"Party unity" is bogus: The Hillary-Bernie debate is crucial, and won't doom the Democrats in the fall

Will the Sanders-Clinton struggle lead to a gruesome fall defeat? History says no — but that's not the big question

By Andrew O'Hehir

Executive Editor

Published April 9, 2016 4:00PM (EDT)

Hubert Humphrey, Bill Clinton, Barry Goldwater   (AP/Doug Mills/Salon)
Hubert Humphrey, Bill Clinton, Barry Goldwater (AP/Doug Mills/Salon)

With the renewed outbreak of hostilities between Hillary Clinton and Bernie Sanders following the latter’s big win in the Wisconsin primary last week, we are once again hearing the mantra that all the discord and name-calling and surrogate warfare must end “for the good of the party,” lest the Democratic nominee be fatally injured before the fall campaign begins. A number of things should be obvious about this discourse, starting with the fact that we’re only hearing it within one of the two parties this year, and that compared to the amateur zombie-dentist convention on the Republican side, Bernie and Hillary are one of history’s great romances.

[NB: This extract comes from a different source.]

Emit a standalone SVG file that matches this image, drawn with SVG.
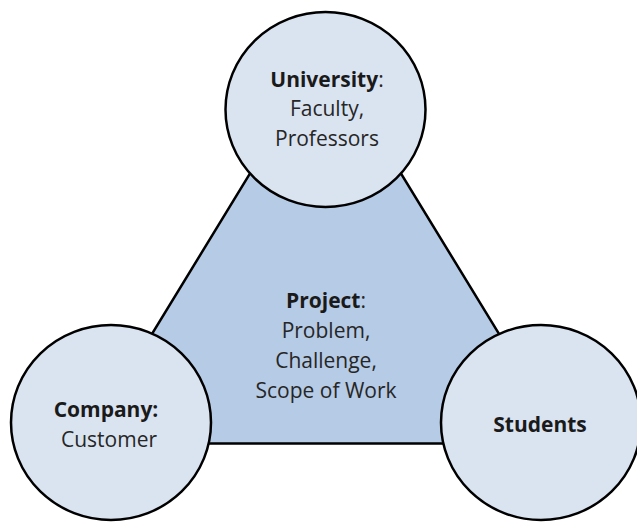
<svg xmlns="http://www.w3.org/2000/svg" width="637" height="525" viewBox="0 0 637 525">
<style>
.c{fill:#DAE3F0;stroke:#000;stroke-width:2.5}
.t{font-family:"Open Sans","Noto Sans","Liberation Sans",sans-serif;font-size:21px;fill:#262626;text-anchor:middle}
.b{font-weight:bold;fill:#1a1a1a}
</style>
<rect width="637" height="525" fill="#fff"/>
<g id="project">
<polygon points="325.5,50 85,443.5 566,443.5" fill="#B6CBE5" stroke="#000" stroke-width="2.5" stroke-linejoin="miter"/>
<text class="t" x="326" y="308"><tspan class="b">Project</tspan>:</text>
<text class="t" x="326" y="338">Problem,</text>
<text class="t" x="326" y="368">Challenge,</text>
<text class="t" x="326" y="398">Scope of Work</text>
</g>
<g id="connectors"></g>
<g id="university">
<ellipse class="c" cx="325.5" cy="109.5" rx="100" ry="97.5"/>
<text class="t" x="327" y="87"><tspan class="b">University</tspan>:</text>
<text class="t" x="327" y="116">Faculty,</text>
<text class="t" x="327" y="146">Professors</text>
</g>
<g id="company">
<ellipse class="c" cx="111" cy="422.5" rx="100" ry="97.5"/>
<text class="t b" x="106" y="417">Company:</text>
<text class="t" x="109" y="447">Customer</text>
</g>
<g id="students">
<ellipse class="c" cx="541" cy="422.5" rx="100" ry="97.5"/>
<text class="t b" x="540" y="432">Students</text>
</g>
</svg>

Even so, party-unity rhetoric has been a constant refrain in the Democratic race ever since it became clear that Sanders presented a real threat to the Clinton coronation, and wasn’t just another hapless left-wing sacrifice in the Dennis Kucinich vein. (I don’t mean to bash Kucinich! He’s a terrific guy, whose timing was off by a decade or so.) It’s an old melody, rendered somewhat more compelling this year by circumstance: If we don’t get over this childish idealism and rally around the normal, sensible and “electable” candidate, we’ll bring on the Reign of Eternal Night, otherwise known as Republican control of all three branches of government. It must be admitted that when you’re talking about the mathematical possibility of President Trump (or, even worse, President Cruz), it’s a prospect to take seriously.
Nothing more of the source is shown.